▶ **Data provided**:

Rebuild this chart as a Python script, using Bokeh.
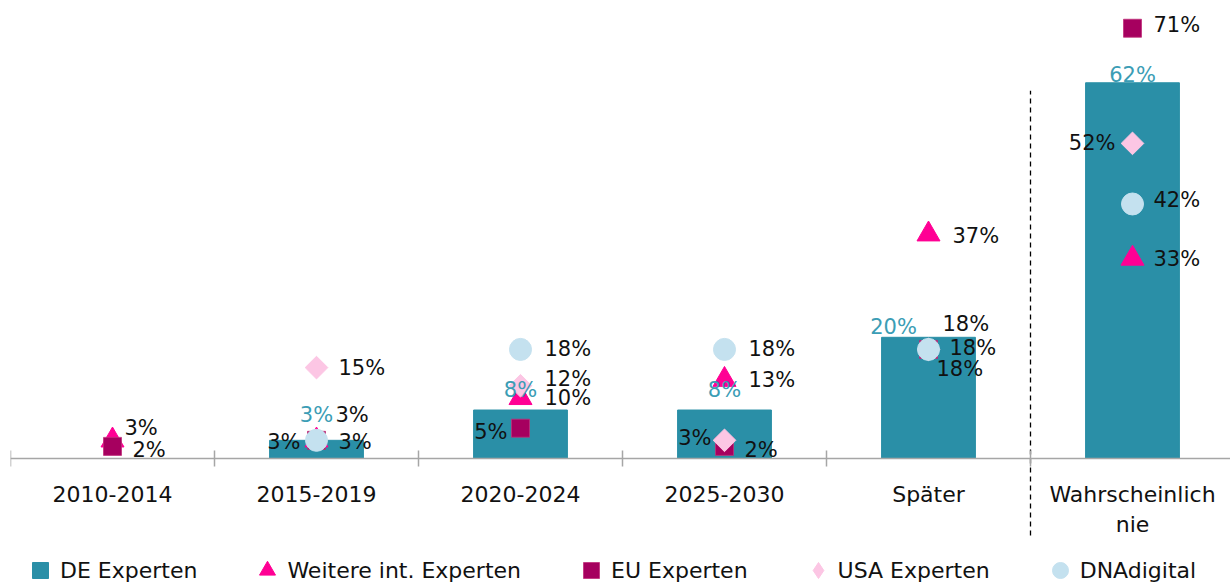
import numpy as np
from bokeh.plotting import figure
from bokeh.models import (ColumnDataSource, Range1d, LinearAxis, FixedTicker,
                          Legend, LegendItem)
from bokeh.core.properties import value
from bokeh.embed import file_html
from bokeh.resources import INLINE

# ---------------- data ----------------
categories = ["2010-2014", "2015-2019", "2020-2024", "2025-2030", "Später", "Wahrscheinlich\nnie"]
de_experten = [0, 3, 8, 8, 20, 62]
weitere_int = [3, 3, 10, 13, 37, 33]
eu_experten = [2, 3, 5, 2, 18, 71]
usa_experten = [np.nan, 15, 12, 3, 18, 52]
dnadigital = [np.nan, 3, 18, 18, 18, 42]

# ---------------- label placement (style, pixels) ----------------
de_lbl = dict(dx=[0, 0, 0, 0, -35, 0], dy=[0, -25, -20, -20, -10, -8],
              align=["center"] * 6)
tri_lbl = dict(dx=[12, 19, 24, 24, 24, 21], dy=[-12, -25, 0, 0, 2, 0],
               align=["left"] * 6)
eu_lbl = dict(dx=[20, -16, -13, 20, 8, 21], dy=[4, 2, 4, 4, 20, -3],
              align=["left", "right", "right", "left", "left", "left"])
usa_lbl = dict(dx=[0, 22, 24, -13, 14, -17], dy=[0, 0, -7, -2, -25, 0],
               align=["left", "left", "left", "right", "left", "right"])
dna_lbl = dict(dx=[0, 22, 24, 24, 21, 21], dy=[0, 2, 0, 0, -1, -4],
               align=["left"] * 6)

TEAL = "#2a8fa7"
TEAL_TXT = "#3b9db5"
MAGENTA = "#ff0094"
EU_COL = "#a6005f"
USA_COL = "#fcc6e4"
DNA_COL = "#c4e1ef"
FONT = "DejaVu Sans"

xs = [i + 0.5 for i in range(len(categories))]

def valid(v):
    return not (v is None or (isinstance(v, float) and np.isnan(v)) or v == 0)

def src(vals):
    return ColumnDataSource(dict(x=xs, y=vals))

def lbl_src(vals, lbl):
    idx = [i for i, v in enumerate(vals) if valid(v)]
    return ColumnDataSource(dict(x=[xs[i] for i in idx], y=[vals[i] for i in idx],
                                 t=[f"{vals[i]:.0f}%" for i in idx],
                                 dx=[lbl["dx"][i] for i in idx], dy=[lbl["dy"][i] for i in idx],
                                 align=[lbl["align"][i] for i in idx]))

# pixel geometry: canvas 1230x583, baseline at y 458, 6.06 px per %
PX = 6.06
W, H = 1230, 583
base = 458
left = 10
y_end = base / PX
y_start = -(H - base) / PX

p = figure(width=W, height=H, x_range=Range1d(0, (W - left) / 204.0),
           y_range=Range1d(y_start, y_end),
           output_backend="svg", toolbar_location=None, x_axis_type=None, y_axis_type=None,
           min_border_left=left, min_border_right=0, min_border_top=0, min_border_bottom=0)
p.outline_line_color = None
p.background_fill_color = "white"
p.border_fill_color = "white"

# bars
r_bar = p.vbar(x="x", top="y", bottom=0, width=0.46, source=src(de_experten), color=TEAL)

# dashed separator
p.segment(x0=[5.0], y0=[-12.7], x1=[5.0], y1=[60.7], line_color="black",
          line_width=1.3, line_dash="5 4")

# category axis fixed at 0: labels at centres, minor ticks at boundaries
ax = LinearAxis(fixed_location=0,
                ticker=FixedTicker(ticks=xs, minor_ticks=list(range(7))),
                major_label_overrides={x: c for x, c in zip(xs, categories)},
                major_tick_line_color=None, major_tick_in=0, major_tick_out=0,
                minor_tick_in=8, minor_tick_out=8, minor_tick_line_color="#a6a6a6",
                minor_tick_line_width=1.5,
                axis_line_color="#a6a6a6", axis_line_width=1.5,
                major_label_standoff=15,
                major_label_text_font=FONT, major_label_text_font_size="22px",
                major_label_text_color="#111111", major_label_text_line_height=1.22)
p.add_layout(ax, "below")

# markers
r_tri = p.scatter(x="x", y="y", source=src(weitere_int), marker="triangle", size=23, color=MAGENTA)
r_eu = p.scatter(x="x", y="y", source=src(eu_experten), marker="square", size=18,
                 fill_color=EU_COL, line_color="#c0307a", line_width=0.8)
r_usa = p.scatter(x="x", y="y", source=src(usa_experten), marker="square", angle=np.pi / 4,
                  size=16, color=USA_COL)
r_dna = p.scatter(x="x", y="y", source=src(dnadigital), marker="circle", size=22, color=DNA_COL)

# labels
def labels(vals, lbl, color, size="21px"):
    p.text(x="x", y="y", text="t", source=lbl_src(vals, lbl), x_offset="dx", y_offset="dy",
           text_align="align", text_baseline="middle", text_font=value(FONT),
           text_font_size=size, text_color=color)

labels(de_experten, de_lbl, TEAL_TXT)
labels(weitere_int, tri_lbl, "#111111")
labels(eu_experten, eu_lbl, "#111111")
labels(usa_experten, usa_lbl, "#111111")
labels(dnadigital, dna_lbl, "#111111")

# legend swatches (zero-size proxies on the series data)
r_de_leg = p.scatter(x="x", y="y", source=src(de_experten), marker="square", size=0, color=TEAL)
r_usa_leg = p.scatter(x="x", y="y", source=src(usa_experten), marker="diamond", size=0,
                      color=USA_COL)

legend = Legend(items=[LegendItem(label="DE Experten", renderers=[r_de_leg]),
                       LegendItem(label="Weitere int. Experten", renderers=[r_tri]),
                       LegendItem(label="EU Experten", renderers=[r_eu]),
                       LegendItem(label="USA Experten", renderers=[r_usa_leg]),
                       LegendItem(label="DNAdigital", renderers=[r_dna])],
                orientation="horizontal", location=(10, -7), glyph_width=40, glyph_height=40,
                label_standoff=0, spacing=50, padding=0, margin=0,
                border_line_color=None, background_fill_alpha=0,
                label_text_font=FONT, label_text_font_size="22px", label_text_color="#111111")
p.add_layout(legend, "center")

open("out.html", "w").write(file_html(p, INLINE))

▶ **Exercise details**: Repeat the listing above up to and including the line with "y_start = -(H - base) / PX", starting from its first line. Drop any pictures.

▶ **The response**:
Rebuild this chart as a Python script, using Bokeh.
import numpy as np
from bokeh.plotting import figure
from bokeh.models import (ColumnDataSource, Range1d, LinearAxis, FixedTicker,
                          Legend, LegendItem)
from bokeh.core.properties import value
from bokeh.embed import file_html
from bokeh.resources import INLINE

# ---------------- data ----------------
categories = ["2010-2014", "2015-2019", "2020-2024", "2025-2030", "Später", "Wahrscheinlich\nnie"]
de_experten = [0, 3, 8, 8, 20, 62]
weitere_int = [3, 3, 10, 13, 37, 33]
eu_experten = [2, 3, 5, 2, 18, 71]
usa_experten = [np.nan, 15, 12, 3, 18, 52]
dnadigital = [np.nan, 3, 18, 18, 18, 42]

# ---------------- label placement (style, pixels) ----------------
de_lbl = dict(dx=[0, 0, 0, 0, -35, 0], dy=[0, -25, -20, -20, -10, -8],
              align=["center"] * 6)
tri_lbl = dict(dx=[12, 19, 24, 24, 24, 21], dy=[-12, -25, 0, 0, 2, 0],
               align=["left"] * 6)
eu_lbl = dict(dx=[20, -16, -13, 20, 8, 21], dy=[4, 2, 4, 4, 20, -3],
              align=["left", "right", "right", "left", "left", "left"])
usa_lbl = dict(dx=[0, 22, 24, -13, 14, -17], dy=[0, 0, -7, -2, -25, 0],
               align=["left", "left", "left", "right", "left", "right"])
dna_lbl = dict(dx=[0, 22, 24, 24, 21, 21], dy=[0, 2, 0, 0, -1, -4],
               align=["left"] * 6)

TEAL = "#2a8fa7"
TEAL_TXT = "#3b9db5"
MAGENTA = "#ff0094"
EU_COL = "#a6005f"
USA_COL = "#fcc6e4"
DNA_COL = "#c4e1ef"
FONT = "DejaVu Sans"

xs = [i + 0.5 for i in range(len(categories))]

def valid(v):
    return not (v is None or (isinstance(v, float) and np.isnan(v)) or v == 0)

def src(vals):
    return ColumnDataSource(dict(x=xs, y=vals))

def lbl_src(vals, lbl):
    idx = [i for i, v in enumerate(vals) if valid(v)]
    return ColumnDataSource(dict(x=[xs[i] for i in idx], y=[vals[i] for i in idx],
                                 t=[f"{vals[i]:.0f}%" for i in idx],
                                 dx=[lbl["dx"][i] for i in idx], dy=[lbl["dy"][i] for i in idx],
                                 align=[lbl["align"][i] for i in idx]))

# pixel geometry: canvas 1230x583, baseline at y 458, 6.06 px per %
PX = 6.06
W, H = 1230, 583
base = 458
left = 10
y_end = base / PX
y_start = -(H - base) / PX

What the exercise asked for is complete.